-- START --

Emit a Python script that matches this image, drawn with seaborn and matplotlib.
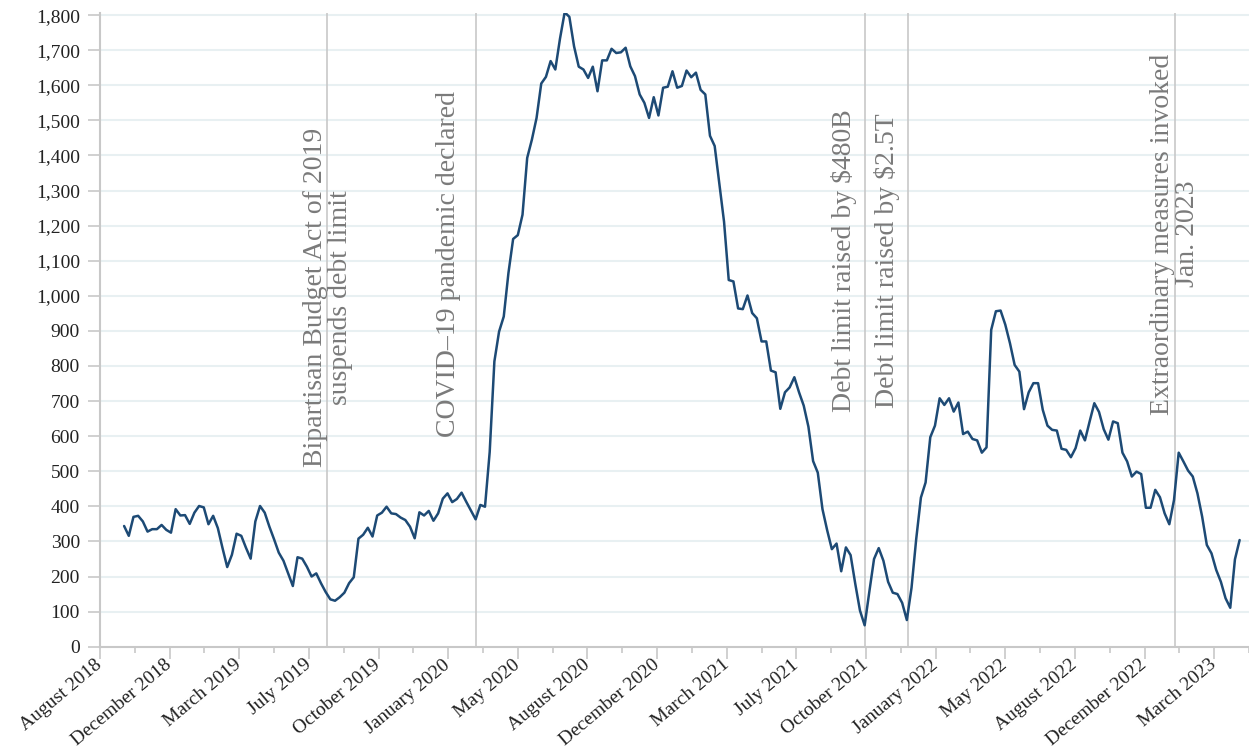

-- END --
-- START --

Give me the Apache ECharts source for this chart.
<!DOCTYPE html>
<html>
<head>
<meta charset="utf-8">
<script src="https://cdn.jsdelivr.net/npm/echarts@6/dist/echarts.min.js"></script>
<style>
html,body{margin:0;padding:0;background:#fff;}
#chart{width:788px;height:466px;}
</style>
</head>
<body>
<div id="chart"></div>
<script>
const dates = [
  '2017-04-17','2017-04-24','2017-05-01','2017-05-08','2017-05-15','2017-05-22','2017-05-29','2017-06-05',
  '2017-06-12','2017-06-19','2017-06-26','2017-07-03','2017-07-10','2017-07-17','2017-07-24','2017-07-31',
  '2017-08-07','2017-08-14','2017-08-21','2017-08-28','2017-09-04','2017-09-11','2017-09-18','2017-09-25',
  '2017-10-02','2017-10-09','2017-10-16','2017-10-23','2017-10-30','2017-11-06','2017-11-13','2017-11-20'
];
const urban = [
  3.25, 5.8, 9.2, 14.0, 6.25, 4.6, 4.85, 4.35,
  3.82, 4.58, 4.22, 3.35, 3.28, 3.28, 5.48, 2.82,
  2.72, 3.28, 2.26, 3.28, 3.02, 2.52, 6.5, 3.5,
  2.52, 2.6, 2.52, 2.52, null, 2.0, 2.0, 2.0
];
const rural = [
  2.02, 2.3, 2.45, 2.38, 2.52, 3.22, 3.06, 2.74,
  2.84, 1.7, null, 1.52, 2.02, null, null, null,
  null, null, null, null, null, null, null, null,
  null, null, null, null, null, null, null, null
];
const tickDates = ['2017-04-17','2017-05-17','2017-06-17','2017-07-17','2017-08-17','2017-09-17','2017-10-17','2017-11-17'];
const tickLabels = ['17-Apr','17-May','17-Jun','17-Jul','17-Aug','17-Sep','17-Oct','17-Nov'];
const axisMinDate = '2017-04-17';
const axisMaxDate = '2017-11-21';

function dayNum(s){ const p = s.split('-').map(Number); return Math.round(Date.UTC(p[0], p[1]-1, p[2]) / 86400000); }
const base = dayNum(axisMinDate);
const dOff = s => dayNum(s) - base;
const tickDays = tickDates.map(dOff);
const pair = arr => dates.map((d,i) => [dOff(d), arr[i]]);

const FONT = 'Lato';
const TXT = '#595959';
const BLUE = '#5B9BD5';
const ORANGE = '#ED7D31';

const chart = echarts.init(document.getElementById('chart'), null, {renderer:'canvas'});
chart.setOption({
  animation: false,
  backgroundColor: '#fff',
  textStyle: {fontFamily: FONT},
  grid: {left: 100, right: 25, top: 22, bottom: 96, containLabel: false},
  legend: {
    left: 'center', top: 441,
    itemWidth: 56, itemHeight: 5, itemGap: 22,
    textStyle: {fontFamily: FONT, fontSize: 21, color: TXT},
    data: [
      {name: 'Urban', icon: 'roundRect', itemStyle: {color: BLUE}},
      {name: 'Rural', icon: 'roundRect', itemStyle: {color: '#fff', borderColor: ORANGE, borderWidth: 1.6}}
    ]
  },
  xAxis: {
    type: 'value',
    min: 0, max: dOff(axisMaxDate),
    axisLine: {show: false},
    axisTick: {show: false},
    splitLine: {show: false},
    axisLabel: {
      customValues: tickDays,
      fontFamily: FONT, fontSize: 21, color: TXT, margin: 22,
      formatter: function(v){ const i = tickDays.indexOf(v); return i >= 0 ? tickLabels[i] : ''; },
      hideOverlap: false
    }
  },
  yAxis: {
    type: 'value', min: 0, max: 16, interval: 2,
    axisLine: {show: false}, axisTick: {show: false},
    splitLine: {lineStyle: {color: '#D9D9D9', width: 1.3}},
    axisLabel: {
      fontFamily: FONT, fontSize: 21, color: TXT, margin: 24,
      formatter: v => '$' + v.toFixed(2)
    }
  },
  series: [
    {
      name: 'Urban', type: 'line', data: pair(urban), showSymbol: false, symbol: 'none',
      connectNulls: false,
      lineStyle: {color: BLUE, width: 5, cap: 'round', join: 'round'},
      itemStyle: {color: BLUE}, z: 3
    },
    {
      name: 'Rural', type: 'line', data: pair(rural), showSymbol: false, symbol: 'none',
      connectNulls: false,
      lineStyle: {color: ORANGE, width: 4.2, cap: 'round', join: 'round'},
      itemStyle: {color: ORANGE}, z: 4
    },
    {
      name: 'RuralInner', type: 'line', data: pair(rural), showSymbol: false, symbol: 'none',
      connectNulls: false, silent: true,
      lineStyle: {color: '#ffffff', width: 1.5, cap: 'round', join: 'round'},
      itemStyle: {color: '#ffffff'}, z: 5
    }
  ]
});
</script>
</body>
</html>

-- END --

» What to do:
Quote word for word every line from the one that has "Give me the" through the one that has "const axisMaxDate = '2017-11-21';".

» Result for this exercise:
Give me the Apache ECharts source for this chart.
<!DOCTYPE html>
<html>
<head>
<meta charset="utf-8">
<script src="https://cdn.jsdelivr.net/npm/echarts@6/dist/echarts.min.js"></script>
<style>
html,body{margin:0;padding:0;background:#fff;}
#chart{width:788px;height:466px;}
</style>
</head>
<body>
<div id="chart"></div>
<script>
const dates = [
  '2017-04-17','2017-04-24','2017-05-01','2017-05-08','2017-05-15','2017-05-22','2017-05-29','2017-06-05',
  '2017-06-12','2017-06-19','2017-06-26','2017-07-03','2017-07-10','2017-07-17','2017-07-24','2017-07-31',
  '2017-08-07','2017-08-14','2017-08-21','2017-08-28','2017-09-04','2017-09-11','2017-09-18','2017-09-25',
  '2017-10-02','2017-10-09','2017-10-16','2017-10-23','2017-10-30','2017-11-06','2017-11-13','2017-11-20'
];
const urban = [
  3.25, 5.8, 9.2, 14.0, 6.25, 4.6, 4.85, 4.35,
  3.82, 4.58, 4.22, 3.35, 3.28, 3.28, 5.48, 2.82,
  2.72, 3.28, 2.26, 3.28, 3.02, 2.52, 6.5, 3.5,
  2.52, 2.6, 2.52, 2.52, null, 2.0, 2.0, 2.0
];
const rural = [
  2.02, 2.3, 2.45, 2.38, 2.52, 3.22, 3.06, 2.74,
  2.84, 1.7, null, 1.52, 2.02, null, null, null,
  null, null, null, null, null, null, null, null,
  null, null, null, null, null, null, null, null
];
const tickDates = ['2017-04-17','2017-05-17','2017-06-17','2017-07-17','2017-08-17','2017-09-17','2017-10-17','2017-11-17'];
const tickLabels = ['17-Apr','17-May','17-Jun','17-Jul','17-Aug','17-Sep','17-Oct','17-Nov'];
const axisMinDate = '2017-04-17';
const axisMaxDate = '2017-11-21';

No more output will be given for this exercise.